§ **The task**: Copy only what lies from the line containing "Output the Python" through the line containing "ax.yaxis.grid(True, color='#a6a6a6', linewidth=1, zorder=0)" in the entries below, keeping both end lines exact and dropping every picture.

§ **Records from a collection**:
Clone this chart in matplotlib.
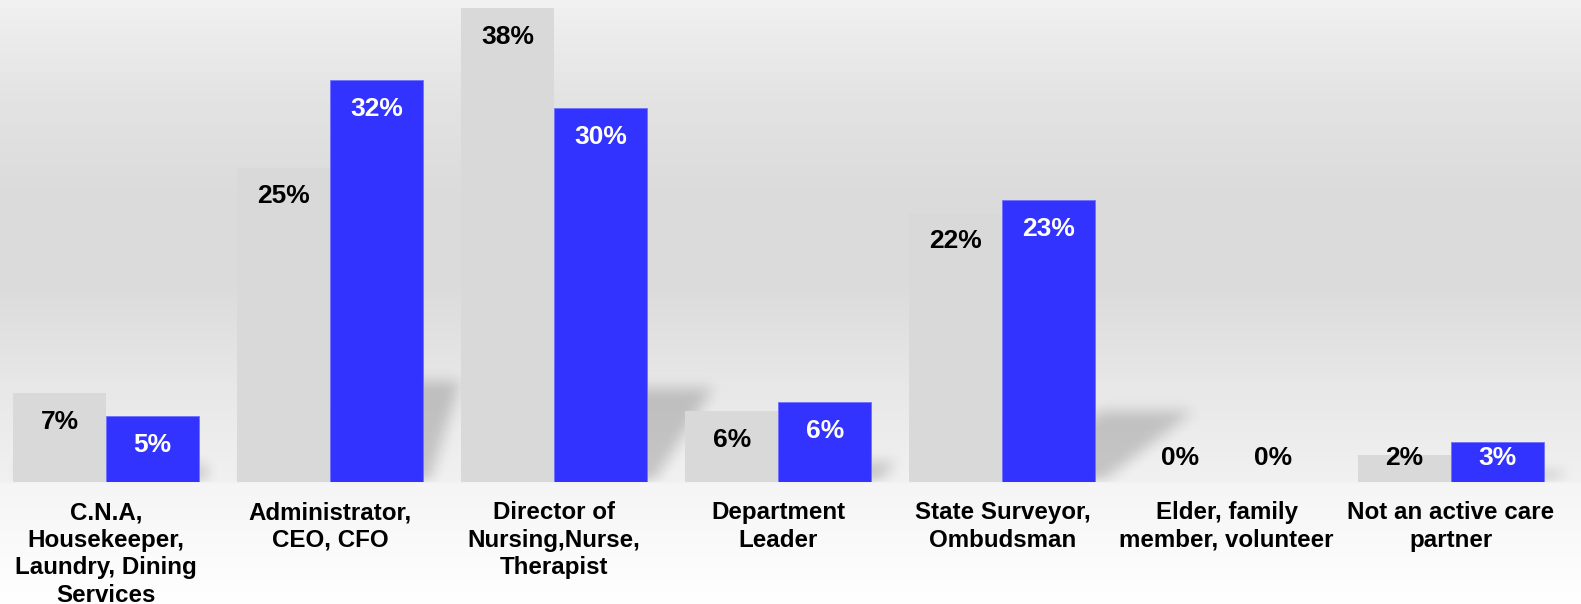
import numpy as np
import matplotlib.pyplot as plt

plt.rcParams['font.family'] = ['Liberation Sans', 'DejaVu Sans']

# 数据
categories = ['C.N.A,\nHousekeeper,\nLaundry, Dining\nServices',
              'Administrator,\nCEO, CFO',
              'Director of\nNursing,Nurse,\nTherapist',
              'Department\nLeader',
              'State Surveyor,\nOmbudsman',
              'Elder, family\nmember, volunteer',
              'Not an active care\npartner']
gray_values = [7.1, 25.2, 38.0, 5.7, 21.6, 0, 2.2]
blue_values = [5.3, 32.2, 30.0, 6.4, 22.6, 0, 3.2]

gray_color = '#d9d9d9'
blue_color = '#3333ff'

W, H = 1581, 604
fig = plt.figure(figsize=(W / 100, H / 100), dpi=100)

# 背景渐变
bg = fig.add_axes([0, 0, 1, 1], zorder=-1)
ypx = np.arange(H)
stops_y = [0, 100, 200, 290, 380, 481, 484, 604]
stops_v = [241, 227, 219, 220, 231, 241, 245, 255]
col = np.interp(ypx, stops_y, stops_v) / 255.0
grad = np.repeat(col[:, None], 4, axis=1)
bg.imshow(np.dstack([grad] * 3), aspect='auto', extent=(0, 1, 0, 1))
bg.axis('off')

# 主坐标轴
base_px = 482
ax = fig.add_axes([0, (H - base_px) / H, 1, base_px / H])
ax.patch.set_visible(False)
pitch = 224.1
xmin = -106 / pitch
xmax = xmin + W / pitch
ymax = base_px / 12.47
ax.set_xlim(xmin, xmax)
ax.set_ylim(0, ymax)

x = np.arange(len(categories))
bw = 93 / pitch

# 阴影（按柱子形状投影并模糊）
sx = W / (xmax - xmin)
sy = base_px / ymax
gx = np.arange(W)
gy = np.arange(base_px)
GX, GY = np.meshgrid(gx, gy)
mask = np.zeros((base_px, W))
for xs, vals in [(x - bw / 2, gray_values), (x + bw / 2, blue_values)]:
    for xc, v in zip(xs, vals):
        if v <= 0:
            continue
        left = (xc - bw / 2 - xmin) * sx + 6
        right = (xc + bw / 2 - xmin) * sx + 6
        h = 0.25 * v * sy
        slope = max(0.1, 0.3 + (right - 429) / 672)
        inside = (GY <= h) & (GX >= left + slope * GY) & (GX <= right + slope * GY)
        mask[inside] = 1.0


def box_blur(a, r, axis):
    k = np.ones(2 * r + 1) / (2 * r + 1)
    return np.apply_along_axis(lambda m: np.convolve(m, k, mode='same'), axis, a)


for _ in range(3):
    mask = box_blur(mask, 6, 0)
    mask = box_blur(mask, 6, 1)
shadow = np.zeros((base_px, W, 4))
shadow[..., 3] = 0.18 * mask
ax.imshow(shadow, extent=(xmin, xmax, 0, ymax), origin='lower',
          aspect='auto', zorder=1, interpolation='bilinear')

ax.bar(x - bw / 2, gray_values, bw, color=gray_color, zorder=2)
ax.bar(x + bw / 2, blue_values, bw, color=blue_color, edgecolor='#7070ff',
       linewidth=0.6, zorder=2)

# 数值标签
for xc, v in zip(x - bw / 2, gray_values):
    ax.text(xc, max(v - 2.3, 1.9), f'{v:.0f}%', ha='center', va='center',
            fontsize=19, fontweight='bold', color='black', zorder=3)
for xc, v in zip(x + bw / 2, blue_values):
    ax.text(xc, max(v - 2.3, 1.9), f'{v:.0f}%', ha='center', va='center',
            fontsize=19, fontweight='bold',
            color='white' if v > 0 else 'black', zorder=3)

ax.set_xticks(x)
ax.set_xticklabels(categories, fontsize=17.4, fontweight='bold', linespacing=1.25)
ax.tick_params(axis='x', length=0, pad=14)
ax.set_yticks([])
for s in ax.spines.values():
    s.set_visible(False)

fig.savefig('out.png', dpi=100)
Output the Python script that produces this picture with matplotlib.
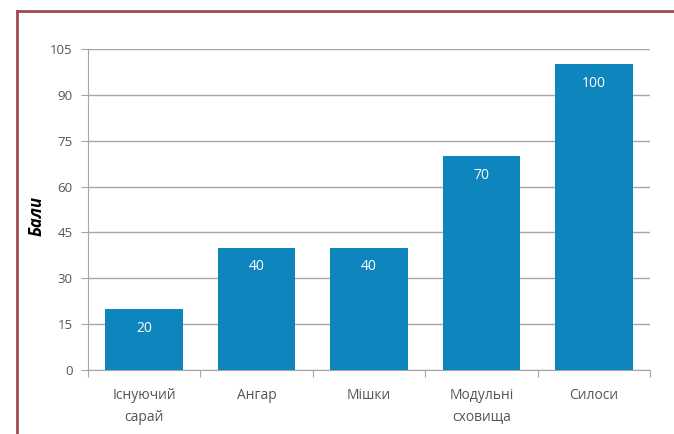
import matplotlib.pyplot as plt
from matplotlib.lines import Line2D
import numpy as np

categories = ["Існуючий\nсарай", "Ангар", "Мішки", "Модульні\nсховища", "Силоси"]
values = [20, 40, 40, 70, 100]
yticks = [0, 15, 30, 45, 60, 75, 90, 105]

plt.rcParams['font.family'] = ['Open Sans', 'DejaVu Sans']

fig = plt.figure(figsize=(6.74, 4.34), dpi=100)
fig.set_facecolor('white')
ax = fig.add_axes([88 / 674, 1 - 370 / 434, (650 - 88) / 674, (370 - 49) / 434])

x = np.arange(len(categories))
bars = ax.bar(x, values, width=0.69, color='#0f85bd', zorder=3)

# value labels inside the bars
for b, v in zip(bars, values):
    ax.text(b.get_x() + b.get_width() / 2, v - 6.3, str(v), ha='center', va='center',
            color='white', fontsize=10, zorder=4)

ax.set_xlim(-0.5, len(categories) - 0.5)
ax.set_ylim(0, 105)
ax.set_yticks(yticks)
ax.set_yticklabels([str(t) for t in yticks], fontsize=9.5, color='#555555')
ax.yaxis.grid(True, color='#a6a6a6', linewidth=1, zorder=0)

# x ticks between categories, labels at centres
ax.set_xticks(np.arange(-0.5, len(categories), 1.0))
ax.set_xticklabels([])
ax.set_xticks(x, minor=True)
ax.set_xticklabels(categories, minor=True, fontsize=10, color='#555555', linespacing=1.65)
ax.tick_params(axis='x', which='minor', length=0, pad=13)
ax.tick_params(axis='x', which='major', length=5, color='#a6a6a6', direction='out')
ax.tick_params(axis='y', length=5, color='#a6a6a6', pad=6)

for s in ['top', 'right']:
    ax.spines[s].set_visible(False)
ax.spines['left'].set_color('#a6a6a6')
ax.spines['bottom'].set_color('#a6a6a6')

ax.set_ylabel('Бали', fontsize=12, fontweight='bold', fontstyle='italic')
ax.yaxis.set_label_coords(-42 / 562, 0.48)

# frame of the figure (left and top edges)
fig.add_artist(Line2D([17 / 674, 17 / 674], [0, 1 - 11 / 434], transform=fig.transFigure,
                      color='#9e4a55', linewidth=2))
fig.add_artist(Line2D([17 / 674, 1], [1 - 11 / 434, 1 - 11 / 434], transform=fig.transFigure,
                      color='#9e4a55', linewidth=2))

fig.savefig('out.png', dpi=100)
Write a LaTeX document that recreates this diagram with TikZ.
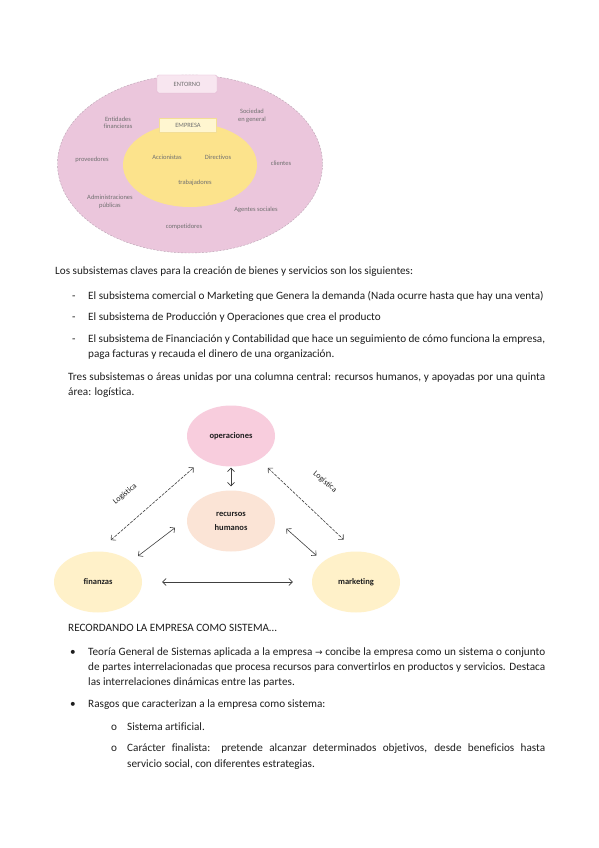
\documentclass[tikz,border=0pt]{standalone}
\usepackage{fontspec}
\setmainfont{Carlito}[Ligatures=NoCommon]
\newfontfamily\simbolos{DejaVu Sans}
\usetikzlibrary{shapes.geometric,arrows.meta}
\definecolor{rosaent}{HTML}{EBC6DC}
\definecolor{bordeent}{HTML}{B9A3B2}
\definecolor{cajaent}{HTML}{F8E6F0}
\definecolor{bordecajaent}{HTML}{E2B8D2}
\definecolor{amaemp}{HTML}{FCE38C}
\definecolor{cajaemp}{HTML}{FFF6D0}
\definecolor{bordecajaemp}{HTML}{F3DE96}
\definecolor{rosaop}{HTML}{F8CDDD}
\definecolor{melocoton}{HTML}{FBE4D6}
\definecolor{crema}{HTML}{FFF1C9}
\definecolor{gristexto}{HTML}{707070}
\definecolor{tinta}{HTML}{1E1E1E}
\tikzset{
    texto/.style={anchor=base west,inner sep=0pt,text=tinta,
        font=\fontsize{11.2}{13}\selectfont},
    peque/.style={text=gristexto,font=\fontsize{6.5}{7.5}\selectfont,
        align=center,inner sep=0pt},
    area/.style={ellipse,minimum width=88pt,minimum height=61pt,inner sep=0pt,
        align=center,text=tinta,font=\fontsize{8.5}{14}\selectfont\bfseries},
    flecha/.style={draw=black!75,line width=0.6pt,
        >={Straight Barb[length=3.5pt,width=7pt]},<->},
    logi/.style={text=tinta,font=\fontsize{8}{9}\selectfont,inner sep=0pt},
}
% una linea de texto, y una linea justificada de ancho dado
\newcommand{\renglon}[4] {
    \node[texto] (#1) at (#2,#3) {#4};
}
\newcommand{\justo}[5] {
    \node[texto] (#1) at (#2,#3) {\makebox[#4pt][s]{#5}};
}
\begin{document}
\begin{tikzpicture}[x=1pt,y=-1pt]
    \path[fill=white] (0,0) rectangle (599,848);
    % entorno y empresa
    \node[ellipse,draw=bordeent,dash pattern=on 2pt off 1.5pt,line width=0.4pt,
        fill=rosaent,minimum width=265pt,minimum height=178pt] (entorno) at (190,164) {};
    \node[ellipse,fill=amaemp,minimum width=134pt,minimum height=84pt] (empresa) at (190,165) {};
    \node[peque,draw=bordecajaent,fill=cajaent,rounded corners=2pt,
        minimum width=60pt,minimum height=18pt] (cajaent) at (187,84) {ENTORNO};
    \node[peque,draw=bordecajaemp,fill=cajaemp,
        minimum width=57pt,minimum height=14pt] (cajaemp) at (188,125) {EMPRESA};
    \node[peque] (entidades) at (118,123) {Entidades\\financieras};
    \node[peque] (sociedad) at (252,116) {Sociedad\\en general};
    \node[peque] (proveedores) at (92,160) {proveedores};
    \node[peque] (clientes) at (281,163) {clientes};
    \node[peque] (accionistas) at (167,157) {Accionistas};
    \node[peque] (directivos) at (218,157) {Directivos};
    \node[peque] (trabajadores) at (195,183) {trabajadores};
    \node[peque] (administraciones) at (110,202) {Administraciones\\públicas};
    \node[peque] (agentes) at (256,210) {Agentes sociales};
    \node[peque] (competidores) at (184,227) {competidores};

    % subsistemas
    \renglon{t1}{55}{274}{Los subsistemas claves para la creación de bienes y servicios son los siguientes:}
    \renglon{g1}{72}{299}{-}
    \renglon{t2}{88}{299}{El subsistema comercial o Marketing que Genera la demanda (Nada ocurre hasta que hay una venta)}
    \renglon{g2}{72}{320}{-}
    \renglon{t3}{88}{320}{El subsistema de Producción y Operaciones que crea el producto}
    \renglon{g3}{72}{342}{-}
    \justo{t4}{88}{342}{457}{El subsistema de Financiación y Contabilidad que hace un seguimiento de cómo funciona la empresa,}
    \renglon{t5}{88}{357}{paga facturas y recauda el dinero de una organización.}
    \justo{t6}{68}{380}{477}{Tres subsistemas o áreas unidas por una columna central: recursos humanos, y apoyadas por una quinta}
    \renglon{t7}{68}{395}{área: logística.}

    % areas
    \node[area,fill=rosaop] (ops) at (231,436) {operaciones};
    \node[area,fill=melocoton] (rh) at (231,521) {recursos\\humanos};
    \node[area,fill=crema] (fin) at (98,582) {finanzas};
    \node[area,fill=crema] (mkt) at (356,582) {marketing};
    \draw[flecha,shorten <=1pt,shorten >=4pt] (ops.south) -- (rh.north);
    \draw[flecha,dash pattern=on 3pt off 1.2pt,shorten <=17pt,shorten >=12pt] (fin.north) -- (ops.220);
    \draw[flecha,dash pattern=on 3pt off 1.2pt,shorten <=12pt,shorten >=17pt] (ops.320) -- (mkt.north);
    \draw[flecha,shorten <=9pt,shorten >=15pt] (fin.32) -- (rh.177);
    \draw[flecha,shorten <=15pt,shorten >=9pt] (rh.3) -- (mkt.148);
    \draw[flecha,shorten <=20pt,shorten >=19pt] (fin.east) -- (mkt.west);
    \node[logi,rotate=40] (log1) at (125,494) {Logística};
    \node[logi,rotate=-40] (log2) at (325,482) {Logística};

    % la empresa como sistema
    \renglon{s1}{68}{631}{RECORDANDO LA EMPRESA COMO SISTEMA…}
    \renglon{b1}{70}{655}{•}
    \justo{s2}{88}{655}{457}{Teoría General de Sistemas aplicada a la empresa {\simbolos\fontsize{9}{11}\selectfont →} concibe la empresa como un sistema o conjunto}
    \justo{s3}{88}{670}{457}{de partes interrelacionadas que procesa recursos para convertirlos en productos y servicios. Destaca}
    \renglon{s4}{88}{685}{las interrelaciones dinámicas entre las partes.}
    \renglon{b2}{70}{707}{•}
    \renglon{s5}{88}{707}{Rasgos que caracterizan a la empresa como sistema:}
    \renglon{o1}{111}{730}{o}
    \renglon{s6}{127}{730}{Sistema artificial.}
    \renglon{o2}{111}{751}{o}
    \justo{s7}{127}{751}{418}{Carácter finalista: pretende alcanzar determinados objetivos, desde beneficios hasta}
    \renglon{s8}{127}{767}{servicio social, con diferentes estrategias.}
\end{tikzpicture}
\end{document}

§ **Reply**:
Output the Python script that produces this picture with matplotlib.
import matplotlib.pyplot as plt
from matplotlib.lines import Line2D
import numpy as np

categories = ["Існуючий\nсарай", "Ангар", "Мішки", "Модульні\nсховища", "Силоси"]
values = [20, 40, 40, 70, 100]
yticks = [0, 15, 30, 45, 60, 75, 90, 105]

plt.rcParams['font.family'] = ['Open Sans', 'DejaVu Sans']

fig = plt.figure(figsize=(6.74, 4.34), dpi=100)
fig.set_facecolor('white')
ax = fig.add_axes([88 / 674, 1 - 370 / 434, (650 - 88) / 674, (370 - 49) / 434])

x = np.arange(len(categories))
bars = ax.bar(x, values, width=0.69, color='#0f85bd', zorder=3)

# value labels inside the bars
for b, v in zip(bars, values):
    ax.text(b.get_x() + b.get_width() / 2, v - 6.3, str(v), ha='center', va='center',
            color='white', fontsize=10, zorder=4)

ax.set_xlim(-0.5, len(categories) - 0.5)
ax.set_ylim(0, 105)
ax.set_yticks(yticks)
ax.set_yticklabels([str(t) for t in yticks], fontsize=9.5, color='#555555')
ax.yaxis.grid(True, color='#a6a6a6', linewidth=1, zorder=0)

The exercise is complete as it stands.